Would you print the material exactly, starting at its first line and ending at the line holding "(anttxt) at (282,243)"?

[Plotting code records]
□ □ □ □ □ □ □
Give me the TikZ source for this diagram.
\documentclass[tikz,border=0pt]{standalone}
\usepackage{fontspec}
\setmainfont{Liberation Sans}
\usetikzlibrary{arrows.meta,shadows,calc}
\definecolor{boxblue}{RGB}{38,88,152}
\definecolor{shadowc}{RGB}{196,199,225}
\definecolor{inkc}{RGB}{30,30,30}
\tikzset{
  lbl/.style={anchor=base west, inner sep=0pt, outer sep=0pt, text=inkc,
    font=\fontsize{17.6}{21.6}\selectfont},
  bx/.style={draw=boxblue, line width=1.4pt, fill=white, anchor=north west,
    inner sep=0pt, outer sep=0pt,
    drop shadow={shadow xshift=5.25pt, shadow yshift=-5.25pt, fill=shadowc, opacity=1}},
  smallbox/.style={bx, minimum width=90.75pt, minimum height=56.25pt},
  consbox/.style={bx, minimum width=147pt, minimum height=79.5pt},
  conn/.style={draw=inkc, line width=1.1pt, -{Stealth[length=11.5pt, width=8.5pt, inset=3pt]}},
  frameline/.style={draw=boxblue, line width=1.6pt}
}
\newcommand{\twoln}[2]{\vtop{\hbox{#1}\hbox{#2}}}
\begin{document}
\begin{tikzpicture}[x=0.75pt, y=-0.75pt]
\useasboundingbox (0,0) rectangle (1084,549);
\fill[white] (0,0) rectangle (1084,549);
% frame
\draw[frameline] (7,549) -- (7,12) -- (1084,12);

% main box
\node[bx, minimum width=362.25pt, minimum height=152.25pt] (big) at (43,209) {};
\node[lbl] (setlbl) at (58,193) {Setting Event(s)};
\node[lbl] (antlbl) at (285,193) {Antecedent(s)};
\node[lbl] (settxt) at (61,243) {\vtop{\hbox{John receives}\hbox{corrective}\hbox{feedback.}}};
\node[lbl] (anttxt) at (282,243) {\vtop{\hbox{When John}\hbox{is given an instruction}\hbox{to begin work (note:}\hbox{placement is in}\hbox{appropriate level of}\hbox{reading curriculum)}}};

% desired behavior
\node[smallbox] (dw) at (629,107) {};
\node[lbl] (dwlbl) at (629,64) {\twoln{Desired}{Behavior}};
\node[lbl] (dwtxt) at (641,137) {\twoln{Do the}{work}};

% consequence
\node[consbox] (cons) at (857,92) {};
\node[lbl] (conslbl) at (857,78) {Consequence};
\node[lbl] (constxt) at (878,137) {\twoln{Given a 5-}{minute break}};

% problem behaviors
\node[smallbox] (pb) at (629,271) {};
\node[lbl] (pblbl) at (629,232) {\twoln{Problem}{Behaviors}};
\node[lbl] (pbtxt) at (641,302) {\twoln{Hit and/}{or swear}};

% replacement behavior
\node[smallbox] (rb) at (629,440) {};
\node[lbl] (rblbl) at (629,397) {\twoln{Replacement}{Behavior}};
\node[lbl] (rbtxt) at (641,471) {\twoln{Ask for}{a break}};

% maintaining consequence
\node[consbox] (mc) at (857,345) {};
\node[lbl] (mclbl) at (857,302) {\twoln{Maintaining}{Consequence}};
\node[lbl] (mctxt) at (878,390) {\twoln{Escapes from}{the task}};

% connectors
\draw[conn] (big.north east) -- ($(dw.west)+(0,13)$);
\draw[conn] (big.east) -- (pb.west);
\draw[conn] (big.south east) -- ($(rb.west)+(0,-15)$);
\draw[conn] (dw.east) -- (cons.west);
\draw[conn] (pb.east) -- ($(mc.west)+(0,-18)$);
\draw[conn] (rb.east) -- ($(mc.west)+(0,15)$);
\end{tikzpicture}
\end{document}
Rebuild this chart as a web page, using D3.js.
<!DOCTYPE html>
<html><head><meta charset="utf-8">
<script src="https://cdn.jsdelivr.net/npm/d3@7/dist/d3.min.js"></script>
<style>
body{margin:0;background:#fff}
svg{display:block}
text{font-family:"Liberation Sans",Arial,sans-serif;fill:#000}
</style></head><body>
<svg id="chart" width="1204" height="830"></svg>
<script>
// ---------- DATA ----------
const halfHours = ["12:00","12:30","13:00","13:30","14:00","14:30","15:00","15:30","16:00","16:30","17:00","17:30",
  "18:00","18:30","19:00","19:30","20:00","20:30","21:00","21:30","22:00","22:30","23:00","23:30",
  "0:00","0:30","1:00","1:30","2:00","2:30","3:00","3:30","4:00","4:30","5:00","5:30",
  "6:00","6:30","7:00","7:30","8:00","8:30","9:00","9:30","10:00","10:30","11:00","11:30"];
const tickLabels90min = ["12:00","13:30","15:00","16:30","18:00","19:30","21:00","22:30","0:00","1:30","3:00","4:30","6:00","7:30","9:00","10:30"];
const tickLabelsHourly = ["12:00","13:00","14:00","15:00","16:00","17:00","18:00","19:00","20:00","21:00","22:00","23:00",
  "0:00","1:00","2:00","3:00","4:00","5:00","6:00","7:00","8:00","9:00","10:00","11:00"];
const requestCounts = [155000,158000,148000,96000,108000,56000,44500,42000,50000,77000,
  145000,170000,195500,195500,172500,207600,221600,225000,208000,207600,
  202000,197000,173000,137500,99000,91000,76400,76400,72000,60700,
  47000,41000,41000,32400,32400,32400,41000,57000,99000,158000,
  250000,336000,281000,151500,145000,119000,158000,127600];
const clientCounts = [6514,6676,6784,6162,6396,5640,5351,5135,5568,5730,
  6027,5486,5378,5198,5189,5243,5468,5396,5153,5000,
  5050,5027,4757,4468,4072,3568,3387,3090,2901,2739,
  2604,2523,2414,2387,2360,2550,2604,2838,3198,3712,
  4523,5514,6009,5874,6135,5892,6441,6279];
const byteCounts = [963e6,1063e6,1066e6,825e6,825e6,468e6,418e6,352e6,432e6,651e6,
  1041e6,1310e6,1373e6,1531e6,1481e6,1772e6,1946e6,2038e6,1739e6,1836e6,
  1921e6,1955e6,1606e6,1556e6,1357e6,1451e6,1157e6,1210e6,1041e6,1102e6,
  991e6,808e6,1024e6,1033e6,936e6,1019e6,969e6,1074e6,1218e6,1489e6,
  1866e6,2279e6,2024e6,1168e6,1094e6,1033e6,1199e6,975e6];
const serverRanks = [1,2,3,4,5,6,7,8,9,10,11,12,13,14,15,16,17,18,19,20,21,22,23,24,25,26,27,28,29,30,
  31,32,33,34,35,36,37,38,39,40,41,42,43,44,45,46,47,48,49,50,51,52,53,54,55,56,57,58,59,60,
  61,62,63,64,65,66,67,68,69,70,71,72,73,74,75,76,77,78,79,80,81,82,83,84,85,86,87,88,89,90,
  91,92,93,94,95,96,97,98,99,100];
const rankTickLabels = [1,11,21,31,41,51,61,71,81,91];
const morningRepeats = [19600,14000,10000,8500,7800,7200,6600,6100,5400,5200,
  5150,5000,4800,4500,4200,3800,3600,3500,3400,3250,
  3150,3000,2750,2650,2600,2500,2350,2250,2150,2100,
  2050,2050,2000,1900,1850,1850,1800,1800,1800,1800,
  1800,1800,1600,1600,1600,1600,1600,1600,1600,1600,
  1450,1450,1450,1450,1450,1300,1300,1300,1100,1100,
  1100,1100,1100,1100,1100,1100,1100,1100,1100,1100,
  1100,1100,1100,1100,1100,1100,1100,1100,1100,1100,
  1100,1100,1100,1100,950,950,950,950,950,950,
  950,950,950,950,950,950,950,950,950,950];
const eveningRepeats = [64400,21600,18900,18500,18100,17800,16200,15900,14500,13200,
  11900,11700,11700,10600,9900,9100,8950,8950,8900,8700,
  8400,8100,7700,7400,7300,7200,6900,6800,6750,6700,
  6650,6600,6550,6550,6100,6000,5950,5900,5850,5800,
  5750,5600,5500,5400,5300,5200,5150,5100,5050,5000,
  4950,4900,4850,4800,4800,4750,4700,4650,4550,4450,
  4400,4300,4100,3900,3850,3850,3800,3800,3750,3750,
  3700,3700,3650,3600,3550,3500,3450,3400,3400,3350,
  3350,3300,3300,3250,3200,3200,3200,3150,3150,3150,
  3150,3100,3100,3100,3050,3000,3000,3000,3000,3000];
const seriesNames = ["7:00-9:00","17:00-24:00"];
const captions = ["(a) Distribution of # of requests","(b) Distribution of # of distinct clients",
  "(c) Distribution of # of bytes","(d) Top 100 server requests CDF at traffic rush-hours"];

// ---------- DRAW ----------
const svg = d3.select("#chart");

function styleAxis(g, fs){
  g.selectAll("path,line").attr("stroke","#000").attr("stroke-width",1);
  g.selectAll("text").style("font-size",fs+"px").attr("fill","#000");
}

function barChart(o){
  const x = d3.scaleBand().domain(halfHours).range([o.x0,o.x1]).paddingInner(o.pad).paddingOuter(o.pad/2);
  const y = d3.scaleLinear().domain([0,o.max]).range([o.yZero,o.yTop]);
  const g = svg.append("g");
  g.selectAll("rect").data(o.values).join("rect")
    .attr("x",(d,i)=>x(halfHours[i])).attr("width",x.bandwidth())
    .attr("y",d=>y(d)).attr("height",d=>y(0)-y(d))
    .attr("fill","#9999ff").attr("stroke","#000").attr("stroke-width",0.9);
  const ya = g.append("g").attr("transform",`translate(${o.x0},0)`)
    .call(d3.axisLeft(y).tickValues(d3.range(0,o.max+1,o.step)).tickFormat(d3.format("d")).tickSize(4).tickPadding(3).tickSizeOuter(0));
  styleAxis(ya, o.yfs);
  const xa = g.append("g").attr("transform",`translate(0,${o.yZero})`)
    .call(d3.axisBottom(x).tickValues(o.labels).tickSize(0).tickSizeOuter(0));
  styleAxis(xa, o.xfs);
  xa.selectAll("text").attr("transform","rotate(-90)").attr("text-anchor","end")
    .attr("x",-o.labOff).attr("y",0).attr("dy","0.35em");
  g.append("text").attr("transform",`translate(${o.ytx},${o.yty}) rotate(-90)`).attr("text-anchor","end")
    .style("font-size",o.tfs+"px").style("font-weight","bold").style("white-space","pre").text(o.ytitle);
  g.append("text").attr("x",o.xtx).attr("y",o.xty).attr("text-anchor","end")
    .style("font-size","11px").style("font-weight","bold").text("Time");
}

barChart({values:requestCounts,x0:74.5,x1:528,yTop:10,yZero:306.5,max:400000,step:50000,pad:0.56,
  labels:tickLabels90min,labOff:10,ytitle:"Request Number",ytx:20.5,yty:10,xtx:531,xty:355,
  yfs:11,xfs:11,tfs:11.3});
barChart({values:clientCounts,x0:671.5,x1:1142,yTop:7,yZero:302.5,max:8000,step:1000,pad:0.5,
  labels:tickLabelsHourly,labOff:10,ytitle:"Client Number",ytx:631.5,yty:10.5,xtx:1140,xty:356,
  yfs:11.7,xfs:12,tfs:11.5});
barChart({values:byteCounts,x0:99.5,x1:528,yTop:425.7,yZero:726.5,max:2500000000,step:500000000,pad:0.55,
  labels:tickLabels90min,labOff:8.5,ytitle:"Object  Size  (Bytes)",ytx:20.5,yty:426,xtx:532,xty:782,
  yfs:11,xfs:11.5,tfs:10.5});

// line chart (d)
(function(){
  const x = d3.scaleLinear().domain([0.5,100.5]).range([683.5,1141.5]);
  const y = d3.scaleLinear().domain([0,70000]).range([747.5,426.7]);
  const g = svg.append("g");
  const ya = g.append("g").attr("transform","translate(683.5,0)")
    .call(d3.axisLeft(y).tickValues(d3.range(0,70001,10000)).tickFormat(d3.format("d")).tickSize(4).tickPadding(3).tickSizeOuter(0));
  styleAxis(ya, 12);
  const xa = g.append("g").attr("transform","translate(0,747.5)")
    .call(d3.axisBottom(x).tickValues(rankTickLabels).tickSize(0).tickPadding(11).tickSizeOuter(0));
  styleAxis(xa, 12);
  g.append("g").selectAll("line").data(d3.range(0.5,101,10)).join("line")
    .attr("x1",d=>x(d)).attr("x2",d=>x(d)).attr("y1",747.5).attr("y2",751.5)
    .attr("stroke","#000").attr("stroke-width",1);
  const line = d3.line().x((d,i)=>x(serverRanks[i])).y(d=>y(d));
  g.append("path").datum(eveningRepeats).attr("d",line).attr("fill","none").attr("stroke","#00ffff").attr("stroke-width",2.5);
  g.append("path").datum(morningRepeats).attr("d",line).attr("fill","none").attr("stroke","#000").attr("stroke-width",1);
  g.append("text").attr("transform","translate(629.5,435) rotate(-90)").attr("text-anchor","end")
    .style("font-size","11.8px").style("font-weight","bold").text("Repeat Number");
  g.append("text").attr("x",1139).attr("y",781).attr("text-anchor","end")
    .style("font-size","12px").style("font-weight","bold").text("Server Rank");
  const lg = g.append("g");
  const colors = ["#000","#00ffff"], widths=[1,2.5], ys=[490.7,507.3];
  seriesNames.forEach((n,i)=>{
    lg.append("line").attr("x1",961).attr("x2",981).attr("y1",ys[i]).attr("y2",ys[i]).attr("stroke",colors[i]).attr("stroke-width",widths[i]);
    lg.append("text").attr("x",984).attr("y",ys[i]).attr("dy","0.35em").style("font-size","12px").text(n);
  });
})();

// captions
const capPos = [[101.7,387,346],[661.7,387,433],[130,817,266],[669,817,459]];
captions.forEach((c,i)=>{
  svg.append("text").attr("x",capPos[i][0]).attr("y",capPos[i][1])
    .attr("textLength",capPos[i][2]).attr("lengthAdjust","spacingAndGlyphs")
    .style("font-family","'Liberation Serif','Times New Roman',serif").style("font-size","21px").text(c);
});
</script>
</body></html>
□ □ □ □ □ □ □
— Expected output —
Give me the TikZ source for this diagram.
\documentclass[tikz,border=0pt]{standalone}
\usepackage{fontspec}
\setmainfont{Liberation Sans}
\usetikzlibrary{arrows.meta,shadows,calc}
\definecolor{boxblue}{RGB}{38,88,152}
\definecolor{shadowc}{RGB}{196,199,225}
\definecolor{inkc}{RGB}{30,30,30}
\tikzset{
  lbl/.style={anchor=base west, inner sep=0pt, outer sep=0pt, text=inkc,
    font=\fontsize{17.6}{21.6}\selectfont},
  bx/.style={draw=boxblue, line width=1.4pt, fill=white, anchor=north west,
    inner sep=0pt, outer sep=0pt,
    drop shadow={shadow xshift=5.25pt, shadow yshift=-5.25pt, fill=shadowc, opacity=1}},
  smallbox/.style={bx, minimum width=90.75pt, minimum height=56.25pt},
  consbox/.style={bx, minimum width=147pt, minimum height=79.5pt},
  conn/.style={draw=inkc, line width=1.1pt, -{Stealth[length=11.5pt, width=8.5pt, inset=3pt]}},
  frameline/.style={draw=boxblue, line width=1.6pt}
}
\newcommand{\twoln}[2]{\vtop{\hbox{#1}\hbox{#2}}}
\begin{document}
\begin{tikzpicture}[x=0.75pt, y=-0.75pt]
\useasboundingbox (0,0) rectangle (1084,549);
\fill[white] (0,0) rectangle (1084,549);
% frame
\draw[frameline] (7,549) -- (7,12) -- (1084,12);

% main box
\node[bx, minimum width=362.25pt, minimum height=152.25pt] (big) at (43,209) {};
\node[lbl] (setlbl) at (58,193) {Setting Event(s)};
\node[lbl] (antlbl) at (285,193) {Antecedent(s)};
\node[lbl] (settxt) at (61,243) {\vtop{\hbox{John receives}\hbox{corrective}\hbox{feedback.}}};
\node[lbl] (anttxt) at (282,243) {\vtop{\hbox{When John}\hbox{is given an instruction}\hbox{to begin work (note:}\hbox{placement is in}\hbox{appropriate level of}\hbox{reading curriculum)}}};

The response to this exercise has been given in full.